* [Problem to solve]
Drop the pictures and give back word for word the lines from the line holding "Give me the matplotlib source for this chart." to the line holding "plt.rcParams['font.family'] = ['Liberation", both included.

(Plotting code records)
※ ※ ※
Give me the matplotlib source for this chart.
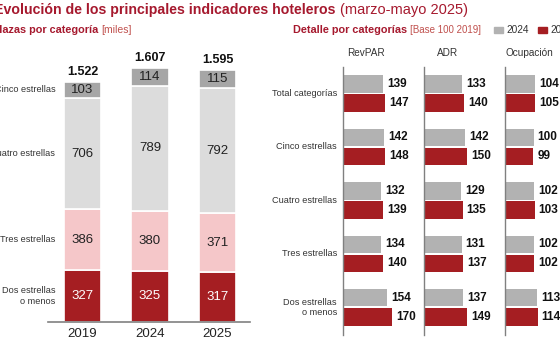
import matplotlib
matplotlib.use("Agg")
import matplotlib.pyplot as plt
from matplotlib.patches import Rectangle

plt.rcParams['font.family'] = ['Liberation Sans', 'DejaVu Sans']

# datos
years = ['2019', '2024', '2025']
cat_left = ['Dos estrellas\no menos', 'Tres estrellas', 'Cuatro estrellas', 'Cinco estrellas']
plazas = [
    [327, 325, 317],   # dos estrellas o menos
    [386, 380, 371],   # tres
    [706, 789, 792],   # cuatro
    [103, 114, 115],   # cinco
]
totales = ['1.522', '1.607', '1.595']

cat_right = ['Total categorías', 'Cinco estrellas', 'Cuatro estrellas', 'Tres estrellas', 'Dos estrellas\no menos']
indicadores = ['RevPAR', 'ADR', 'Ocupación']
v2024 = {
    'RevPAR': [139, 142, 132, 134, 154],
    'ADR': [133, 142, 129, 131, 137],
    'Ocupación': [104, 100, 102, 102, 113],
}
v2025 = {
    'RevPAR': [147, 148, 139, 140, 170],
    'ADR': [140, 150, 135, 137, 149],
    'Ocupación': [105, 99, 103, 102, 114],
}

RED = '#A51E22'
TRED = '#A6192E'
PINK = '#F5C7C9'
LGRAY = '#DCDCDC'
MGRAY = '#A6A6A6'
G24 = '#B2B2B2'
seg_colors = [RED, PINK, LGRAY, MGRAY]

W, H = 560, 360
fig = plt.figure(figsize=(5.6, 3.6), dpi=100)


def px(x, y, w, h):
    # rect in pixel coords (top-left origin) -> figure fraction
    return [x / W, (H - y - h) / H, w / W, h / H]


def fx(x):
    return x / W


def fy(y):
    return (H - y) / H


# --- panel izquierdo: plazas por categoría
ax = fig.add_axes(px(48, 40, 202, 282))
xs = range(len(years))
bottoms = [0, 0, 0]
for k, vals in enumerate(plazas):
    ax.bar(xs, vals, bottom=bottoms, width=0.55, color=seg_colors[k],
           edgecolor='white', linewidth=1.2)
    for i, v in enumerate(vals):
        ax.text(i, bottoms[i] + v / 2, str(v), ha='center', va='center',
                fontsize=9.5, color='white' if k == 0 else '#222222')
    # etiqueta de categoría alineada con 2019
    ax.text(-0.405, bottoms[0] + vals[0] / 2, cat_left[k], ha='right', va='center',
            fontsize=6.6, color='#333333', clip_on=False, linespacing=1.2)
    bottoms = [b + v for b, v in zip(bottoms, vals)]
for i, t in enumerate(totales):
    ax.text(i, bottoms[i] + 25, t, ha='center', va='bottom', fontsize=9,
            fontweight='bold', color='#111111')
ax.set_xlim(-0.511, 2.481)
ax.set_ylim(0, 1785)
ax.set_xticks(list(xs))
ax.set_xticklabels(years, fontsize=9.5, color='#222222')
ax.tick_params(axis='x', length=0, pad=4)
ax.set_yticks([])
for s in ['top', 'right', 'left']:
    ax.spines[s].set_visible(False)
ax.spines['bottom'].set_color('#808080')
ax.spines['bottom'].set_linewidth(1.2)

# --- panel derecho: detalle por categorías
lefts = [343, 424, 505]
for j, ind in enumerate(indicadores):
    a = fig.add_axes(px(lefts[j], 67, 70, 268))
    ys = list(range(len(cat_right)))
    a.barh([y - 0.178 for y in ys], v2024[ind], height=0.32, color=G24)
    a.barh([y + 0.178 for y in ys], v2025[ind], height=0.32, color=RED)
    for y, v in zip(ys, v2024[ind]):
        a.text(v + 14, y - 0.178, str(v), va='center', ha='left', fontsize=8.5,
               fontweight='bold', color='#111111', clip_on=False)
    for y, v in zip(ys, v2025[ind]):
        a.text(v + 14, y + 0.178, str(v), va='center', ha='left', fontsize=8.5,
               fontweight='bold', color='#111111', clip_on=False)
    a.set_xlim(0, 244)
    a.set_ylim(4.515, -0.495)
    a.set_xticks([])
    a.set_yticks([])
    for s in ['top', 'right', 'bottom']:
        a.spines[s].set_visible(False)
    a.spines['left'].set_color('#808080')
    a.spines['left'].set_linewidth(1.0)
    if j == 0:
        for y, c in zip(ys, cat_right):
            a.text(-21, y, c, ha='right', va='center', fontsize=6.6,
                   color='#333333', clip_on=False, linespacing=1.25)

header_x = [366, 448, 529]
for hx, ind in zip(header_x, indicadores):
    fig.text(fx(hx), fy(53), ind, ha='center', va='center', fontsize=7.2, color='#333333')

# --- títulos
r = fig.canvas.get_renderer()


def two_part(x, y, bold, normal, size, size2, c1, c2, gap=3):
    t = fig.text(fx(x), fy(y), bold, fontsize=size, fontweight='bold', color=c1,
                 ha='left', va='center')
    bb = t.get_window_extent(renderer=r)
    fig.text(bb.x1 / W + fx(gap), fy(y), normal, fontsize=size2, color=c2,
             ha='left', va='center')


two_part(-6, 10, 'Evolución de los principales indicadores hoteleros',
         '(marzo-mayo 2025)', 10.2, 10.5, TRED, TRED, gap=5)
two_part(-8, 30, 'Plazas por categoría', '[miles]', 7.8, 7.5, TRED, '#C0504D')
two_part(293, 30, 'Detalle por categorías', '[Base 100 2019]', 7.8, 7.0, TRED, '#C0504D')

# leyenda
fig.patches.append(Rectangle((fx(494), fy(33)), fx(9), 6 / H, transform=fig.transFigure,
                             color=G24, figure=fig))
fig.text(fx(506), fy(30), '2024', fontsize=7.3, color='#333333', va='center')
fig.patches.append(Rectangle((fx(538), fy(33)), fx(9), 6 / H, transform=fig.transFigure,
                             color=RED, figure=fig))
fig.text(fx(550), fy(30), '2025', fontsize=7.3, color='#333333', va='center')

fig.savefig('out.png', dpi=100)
※ ※ ※
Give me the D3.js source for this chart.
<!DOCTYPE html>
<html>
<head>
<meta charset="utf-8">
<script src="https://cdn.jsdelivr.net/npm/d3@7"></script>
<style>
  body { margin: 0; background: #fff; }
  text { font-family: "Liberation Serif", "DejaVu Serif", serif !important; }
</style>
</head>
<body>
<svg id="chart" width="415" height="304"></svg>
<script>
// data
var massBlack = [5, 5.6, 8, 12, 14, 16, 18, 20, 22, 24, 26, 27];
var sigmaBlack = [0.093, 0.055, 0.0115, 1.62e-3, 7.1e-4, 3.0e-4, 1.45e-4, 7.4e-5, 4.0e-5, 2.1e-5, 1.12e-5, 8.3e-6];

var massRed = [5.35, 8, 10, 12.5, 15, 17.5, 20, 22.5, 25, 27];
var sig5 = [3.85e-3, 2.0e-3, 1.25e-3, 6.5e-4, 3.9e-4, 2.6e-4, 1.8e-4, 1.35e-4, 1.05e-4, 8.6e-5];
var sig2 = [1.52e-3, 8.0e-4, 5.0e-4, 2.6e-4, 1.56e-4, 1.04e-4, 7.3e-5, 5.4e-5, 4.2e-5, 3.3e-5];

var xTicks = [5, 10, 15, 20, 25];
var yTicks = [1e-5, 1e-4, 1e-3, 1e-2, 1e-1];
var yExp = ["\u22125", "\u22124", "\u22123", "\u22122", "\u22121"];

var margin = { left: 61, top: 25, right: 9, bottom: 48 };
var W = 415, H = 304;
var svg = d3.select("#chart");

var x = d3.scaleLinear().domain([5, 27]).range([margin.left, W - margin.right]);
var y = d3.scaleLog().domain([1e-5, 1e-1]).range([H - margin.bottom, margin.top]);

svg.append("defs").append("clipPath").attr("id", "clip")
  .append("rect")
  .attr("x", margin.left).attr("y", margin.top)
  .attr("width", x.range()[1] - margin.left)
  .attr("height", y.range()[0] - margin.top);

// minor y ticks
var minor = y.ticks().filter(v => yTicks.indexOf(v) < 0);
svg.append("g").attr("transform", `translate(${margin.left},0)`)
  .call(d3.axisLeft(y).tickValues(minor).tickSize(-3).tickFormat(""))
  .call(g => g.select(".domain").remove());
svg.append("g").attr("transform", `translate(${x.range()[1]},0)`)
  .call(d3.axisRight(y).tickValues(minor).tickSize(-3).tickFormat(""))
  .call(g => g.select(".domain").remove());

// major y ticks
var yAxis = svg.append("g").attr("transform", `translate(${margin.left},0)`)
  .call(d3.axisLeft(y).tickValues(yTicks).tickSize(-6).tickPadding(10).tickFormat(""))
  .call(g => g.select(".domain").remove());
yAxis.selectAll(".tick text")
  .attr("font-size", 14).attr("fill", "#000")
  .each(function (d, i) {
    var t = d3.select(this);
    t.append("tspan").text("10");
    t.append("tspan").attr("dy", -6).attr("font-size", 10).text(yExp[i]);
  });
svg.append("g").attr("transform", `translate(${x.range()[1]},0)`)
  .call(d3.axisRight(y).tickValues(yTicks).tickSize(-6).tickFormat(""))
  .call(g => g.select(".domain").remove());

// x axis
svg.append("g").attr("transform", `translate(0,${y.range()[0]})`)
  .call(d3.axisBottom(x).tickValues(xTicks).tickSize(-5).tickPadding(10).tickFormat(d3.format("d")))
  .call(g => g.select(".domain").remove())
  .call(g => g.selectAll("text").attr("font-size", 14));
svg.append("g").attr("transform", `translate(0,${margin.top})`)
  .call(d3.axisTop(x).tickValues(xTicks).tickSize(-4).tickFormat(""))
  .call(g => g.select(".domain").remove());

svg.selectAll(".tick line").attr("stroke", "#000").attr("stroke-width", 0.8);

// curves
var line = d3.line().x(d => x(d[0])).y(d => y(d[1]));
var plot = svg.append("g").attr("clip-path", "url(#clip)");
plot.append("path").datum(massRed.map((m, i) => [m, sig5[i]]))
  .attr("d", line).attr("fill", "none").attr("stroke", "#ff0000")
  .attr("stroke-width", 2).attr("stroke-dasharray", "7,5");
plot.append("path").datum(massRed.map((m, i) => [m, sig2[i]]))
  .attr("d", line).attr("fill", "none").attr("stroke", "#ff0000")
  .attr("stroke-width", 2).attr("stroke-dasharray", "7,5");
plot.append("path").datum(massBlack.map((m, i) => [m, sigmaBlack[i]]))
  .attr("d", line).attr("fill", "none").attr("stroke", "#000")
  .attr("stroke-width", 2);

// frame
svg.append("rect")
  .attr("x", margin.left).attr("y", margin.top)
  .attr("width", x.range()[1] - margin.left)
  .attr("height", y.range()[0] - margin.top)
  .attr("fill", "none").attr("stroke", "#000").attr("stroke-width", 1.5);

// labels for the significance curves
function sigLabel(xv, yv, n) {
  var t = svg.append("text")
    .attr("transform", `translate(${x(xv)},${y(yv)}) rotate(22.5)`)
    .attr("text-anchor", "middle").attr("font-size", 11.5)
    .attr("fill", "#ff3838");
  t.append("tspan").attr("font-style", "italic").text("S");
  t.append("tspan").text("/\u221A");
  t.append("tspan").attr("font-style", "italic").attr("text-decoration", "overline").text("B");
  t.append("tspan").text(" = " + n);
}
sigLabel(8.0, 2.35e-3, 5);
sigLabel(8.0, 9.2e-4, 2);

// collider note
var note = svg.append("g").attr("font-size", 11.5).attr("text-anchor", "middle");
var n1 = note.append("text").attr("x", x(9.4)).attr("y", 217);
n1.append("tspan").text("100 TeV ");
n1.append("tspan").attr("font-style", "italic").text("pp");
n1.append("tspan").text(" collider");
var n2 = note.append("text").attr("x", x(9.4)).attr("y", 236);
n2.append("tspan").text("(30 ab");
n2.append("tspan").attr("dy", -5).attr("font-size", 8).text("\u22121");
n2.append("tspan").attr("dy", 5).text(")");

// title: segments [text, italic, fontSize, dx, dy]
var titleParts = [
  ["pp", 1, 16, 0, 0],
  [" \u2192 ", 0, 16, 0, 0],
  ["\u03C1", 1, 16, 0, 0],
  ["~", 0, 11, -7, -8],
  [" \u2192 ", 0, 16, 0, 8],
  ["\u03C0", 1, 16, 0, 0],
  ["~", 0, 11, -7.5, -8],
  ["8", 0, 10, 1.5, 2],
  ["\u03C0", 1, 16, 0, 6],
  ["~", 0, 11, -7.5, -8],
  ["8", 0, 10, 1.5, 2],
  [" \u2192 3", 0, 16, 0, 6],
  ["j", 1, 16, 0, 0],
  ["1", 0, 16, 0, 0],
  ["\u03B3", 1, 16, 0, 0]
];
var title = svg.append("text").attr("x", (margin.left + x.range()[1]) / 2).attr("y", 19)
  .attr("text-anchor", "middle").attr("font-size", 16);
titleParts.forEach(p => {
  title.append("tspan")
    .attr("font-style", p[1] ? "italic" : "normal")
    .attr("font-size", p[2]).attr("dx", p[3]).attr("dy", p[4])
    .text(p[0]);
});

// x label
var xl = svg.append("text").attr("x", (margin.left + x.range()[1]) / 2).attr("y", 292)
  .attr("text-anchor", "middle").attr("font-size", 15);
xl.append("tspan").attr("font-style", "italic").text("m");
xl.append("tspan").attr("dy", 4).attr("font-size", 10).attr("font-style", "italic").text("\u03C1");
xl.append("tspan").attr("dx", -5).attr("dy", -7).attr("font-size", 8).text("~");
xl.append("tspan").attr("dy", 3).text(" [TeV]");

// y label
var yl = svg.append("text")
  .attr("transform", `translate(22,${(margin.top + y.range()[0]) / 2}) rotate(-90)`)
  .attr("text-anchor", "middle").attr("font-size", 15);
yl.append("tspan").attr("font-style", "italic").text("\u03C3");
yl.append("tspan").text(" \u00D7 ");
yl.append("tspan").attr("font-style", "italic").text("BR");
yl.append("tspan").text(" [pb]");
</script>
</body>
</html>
※ ※ ※
* [Finished answer]
Give me the matplotlib source for this chart.
import matplotlib
matplotlib.use("Agg")
import matplotlib.pyplot as plt
from matplotlib.patches import Rectangle

plt.rcParams['font.family'] = ['Liberation Sans', 'DejaVu Sans']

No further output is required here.